Split by geography rather than by attraction type. Day one stays almost entirely inside the medina's northern and central quarters — this is the dense, ancient city. Day two moves between the southern medina (Mellah, Saadian Tombs, El Badi ramparts) and the Gueliz neighbourhood west of the medina for Jardin Majorelle and the YSL Museum. You can walk between most medina sites, but take a petit taxi to Jardin Majorelle to save 25 minutes each way.
Visit twice: once in the early morning (8–9 AM) when the square is empty and the light is clean — good for photos and orientation — and again at dusk around 7:30–8 PM when the food stalls are fully lit and the musicians are playing. The square is technically open all day but the midday version is underwhelming: hot, crowded with tour groups, and most of the interesting activity has either finished or not yet started. The evening experience is the one that stays with you.
A licensed guide for day one is genuinely worth the cost — typically 400–700 MAD for a half-day (indicative). The medina has over 90 km of streets and most have no signs. An experienced guide gets you into the right souks at the right pace, stops you being pressured into carpet shops, and gives historical context that transforms a maze into a living city. Day two you can explore independently once you have your bearings from day one. If you want to shortcut the research, booking a private guided half-day with an operator like Serenity Morocco Tours means one less thing to organise.

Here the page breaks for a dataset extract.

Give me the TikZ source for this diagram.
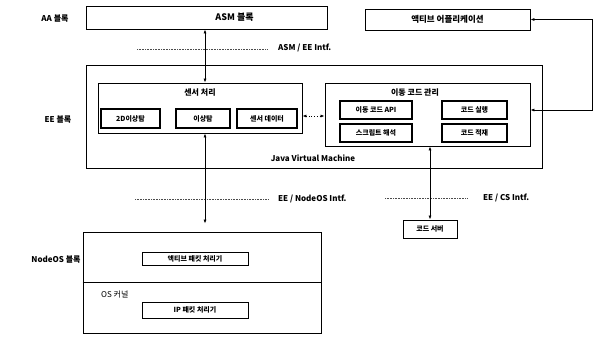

Skip the Agafay Desert day trip — it takes a full day and pulls you away from the medina, which is the reason you came. Skip the "carpet schools" that touts steer you toward (they are sales floors). Skip the Palmeraie — the palm grove on the edge of the city is pleasant but thin on palms and better done as a longer add-on. Skip shopping entire afternoons in the souks on day one: if you have limited time, buy nothing on day one, note what you want, and bargain quickly on the morning of day two when you know what things should cost.